Nella Piana degli Ulivi Monumentali è altissima la concentrazione di ulivi monumentali con ben 250mila esemplari di pregio straordinario. Si stima che alcuni potrebbero addirittura avere un’età fino a 3.000 anni, con circonferenze che superano i 10 metri. Una ricchezza dal punto di vista storico e turistico sino ad oggi mantenuta in vita soprattutto grazie all’impegno di generazioni di agricoltori, anche a prezzo di sacrifici considerevoli.

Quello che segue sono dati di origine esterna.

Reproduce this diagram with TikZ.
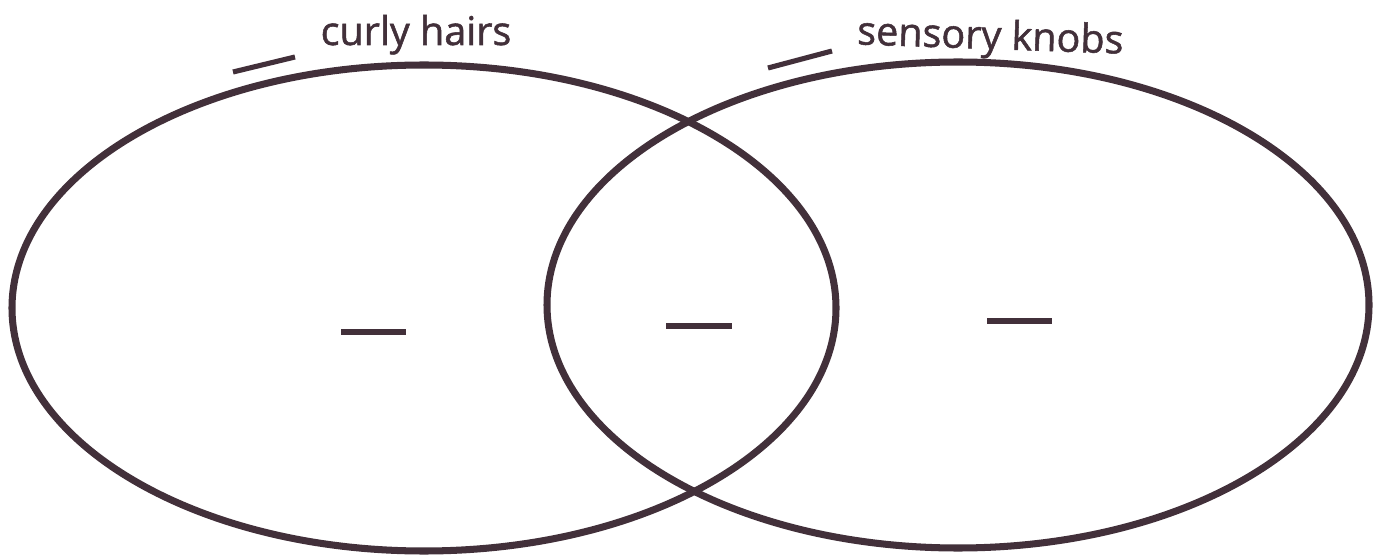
\documentclass[tikz,border=0pt]{standalone}
\usepackage{tikz}
\usepackage{xcolor}
\usepackage{fontspec}
\setmainfont{Open Sans}
\newfontfamily\vdTitleFont[FakeBold=1.3]{Open Sans}
\usetikzlibrary{calc,positioning}
\definecolor{vdInk}{RGB}{66,48,58}
\definecolor{vdPaper}{RGB}{255,255,255}
\newcommand{\vennblank}[2]{%
  \draw[vdInk,line width=2.9pt] #1 -- #2;
}

\begin{document}
\begin{tikzpicture}[x=0.02cm,y=-0.02cm]
  \useasboundingbox[fill=vdPaper] (0,0) rectangle (1383,557);
  % the two sets
  \draw[vdInk,line width=4pt] (424,308) ellipse [x radius=412,y radius=243];
  \draw[vdInk,line width=4pt] (958,305) ellipse [x radius=411,y radius=243];
  % set titles
  \node[anchor=base,font=\vdTitleFont\fontsize{22.5}{26}\selectfont,text=vdInk] (hairs) at (416,45) {curly hairs};
  \node[anchor=base,rotate=-2,font=\vdTitleFont\fontsize{22.5}{26}\selectfont,text=vdInk] (knobs) at (990,49) {sensory knobs};
  \vennblank{(233,72)}{(295,57)}
  \vennblank{(768,68)}{(832,51)}
  % answer blanks
  \vennblank{(341,332)}{(406,332)}
  \vennblank{(666,326)}{(732,326)}
  \vennblank{(987,321)}{(1052,321)}
\end{tikzpicture}
\end{document}
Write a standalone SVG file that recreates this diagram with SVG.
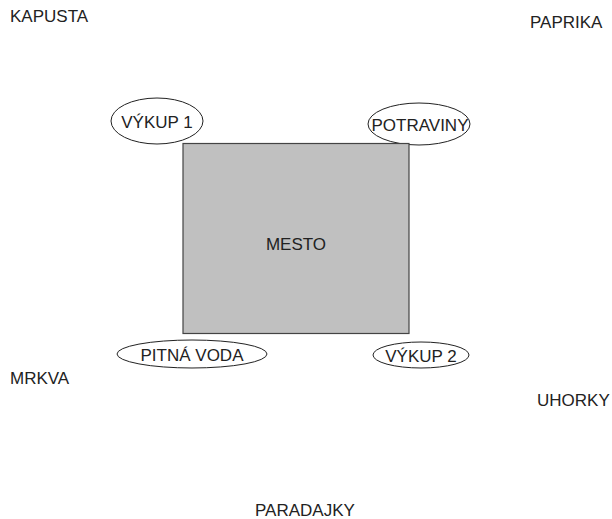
<svg xmlns="http://www.w3.org/2000/svg" width="612" height="519" viewBox="0 0 612 519">
<style>
text{font-family:"Liberation Sans",Arial,sans-serif;font-size:17px;fill:#222}
.mid{text-anchor:middle}
.ell{fill:#fff;stroke:#222;stroke-width:1}
</style>
<rect width="612" height="519" fill="#fff"/>
<g id="vykup1"><ellipse class="ell" cx="157" cy="121" rx="46" ry="23"/><text class="mid" x="157" y="128">VÝKUP 1</text></g>
<g id="potraviny"><ellipse class="ell" cx="419" cy="124" rx="51" ry="21"/><text class="mid" x="420" y="131">POTRAVINY</text></g>
<g id="pitna-voda"><ellipse class="ell" cx="192" cy="354" rx="75" ry="14"/><text class="mid" x="192" y="361">PITNÁ VODA</text></g>
<g id="vykup2"><ellipse class="ell" cx="421" cy="355" rx="48" ry="13"/><text class="mid" x="421" y="362">VÝKUP 2</text></g>
<g id="mesto"><rect x="183" y="143.5" width="226" height="190" fill="#c0c0c0" stroke="#444" stroke-width="1.2"/><text class="mid" x="296" y="250">MESTO</text></g>
<g id="kapusta"><text x="10" y="22">KAPUSTA</text></g>
<g id="paprika"><text x="530" y="28">PAPRIKA</text></g>
<g id="mrkva"><text x="10" y="384">MRKVA</text></g>
<g id="uhorky"><text x="537" y="406">UHORKY</text></g>
<g id="paradajky"><text x="255" y="516">PARADAJKY</text></g>
<g id="connectors"></g>
</svg>
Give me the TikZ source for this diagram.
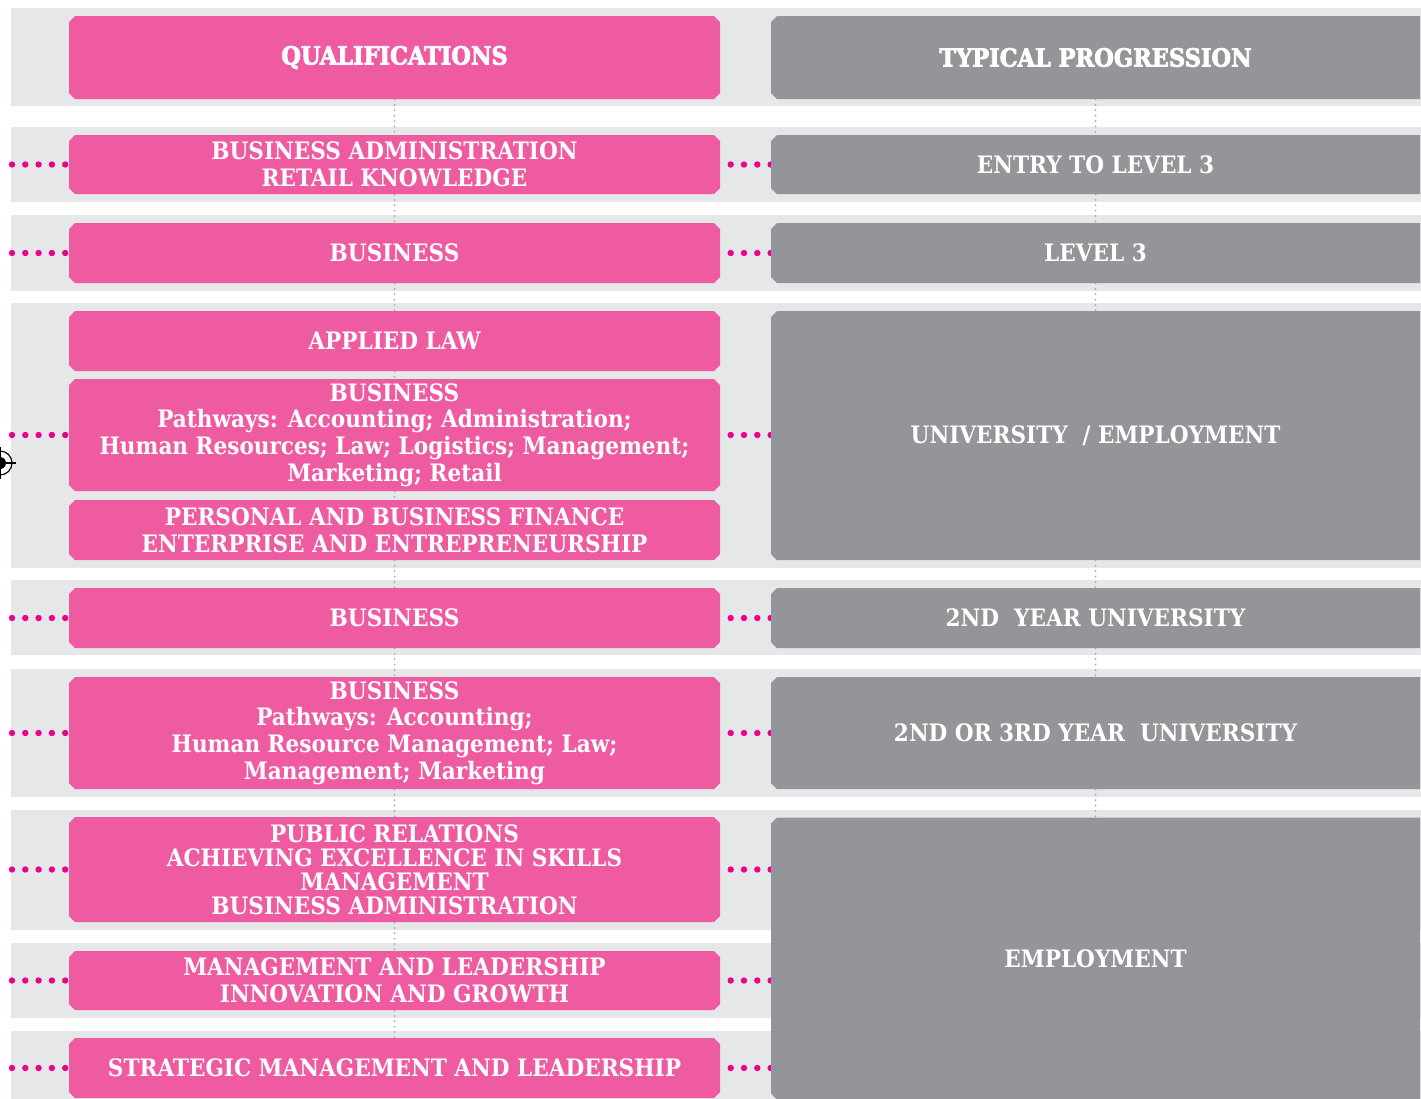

La gestione di un ulivo monumentale è, infatti – rileva la Coldiretti Puglia – molto più complicata, con rese produttive notevolmente più basse rispetto a una normale pianta, ma anche la necessità di procedere a una raccolta esclusivamente manuale e maggiori difficoltà a livello di potatura e trattamento.
La civiltà romana fu quella che più d’ogni altra contribuì alla diffusione dell’olivo e al perfezionamento – dice Coldiretti – delle relative tecniche di coltivazione e di estrazione. L’olio divenne una delle principali ricchezze dei Romani che conoscevano talmente bene il prodotto da mettere a punto tecniche e strumenti rimasti quasi invariati fino al XIX secolo e, per primi, classificarono gli oli in base alle loro caratteristiche organolettiche. Marco Porzio Catone (234-149 a.C.) e Marco Terenzio Varrone (116-27 a.C.) scrissero i primi “disciplinari di produzione” olivicoli, delineando i fondamenti teorici e tecnici che ancora oggi sono alla base delle produzioni di oli d’oliva di qualità con una gamma inimitabile di sentori, profumi, sfumature sensoriali e gradi di intensità.
Una cultura conservata nei secoli in Puglia – sottolinea Coldiretti regionale – la regione che da sola detiene un patrimonio di 60 milioni di ulivi, tra cui ci sono migliaia di esemplari monumentali e addirittura planetari. Un patrimonio minacciato dai cambiamenti climatici – aggiunge Coldiretti Puglia – dalle oscillazioni produttive e dall’emergenza Xylella che ha intaccato il patrimonio olivicolo di Lecce, proseguendo indisturbata il cammino di infezione a Brindisi, Taranto e arrivando fino alla provincia di Bari.
Peraltro, nell’intera provincia di Brindisi – denuncia Coldiretti Puglia – la continua avanzata della Xylella fastidiosa, con la presenza sempre più numerosa di oliveti con evidenti disseccamenti caratteristici dell’infezione dovuta al batterio, ha provocato conseguenze gravi nella parte sud del territorio provinciale anche sulla produzione ed una diminuzione del olio extravergine che in tali comprensori raggiunge anche il 50% rispetto alle annate precedenti.
Per provare ad invertire la rotta, Coldiretti e Unaprol sono impegnati nel recupero e nella manutenzione degli uliveti di alcuni tra i più importanti parchi archeologici italiani e nel tentativo di salvare la piana degli ulivi monumentali dal batterio della Xylella che sta distruggendo l’olivicoltura pugliese, perché dallo studio di piante plurisecolari si potrà arrivare ad individuare caratteri utili per la resilienza al cambiamento climatico, per il comportamento produttivo, per la versatilità nei confronti delle esigenze di intensificazione sostenibile della coltivazione dell’ulivo e per migliorare le caratteristiche salutistiche dei prodotti.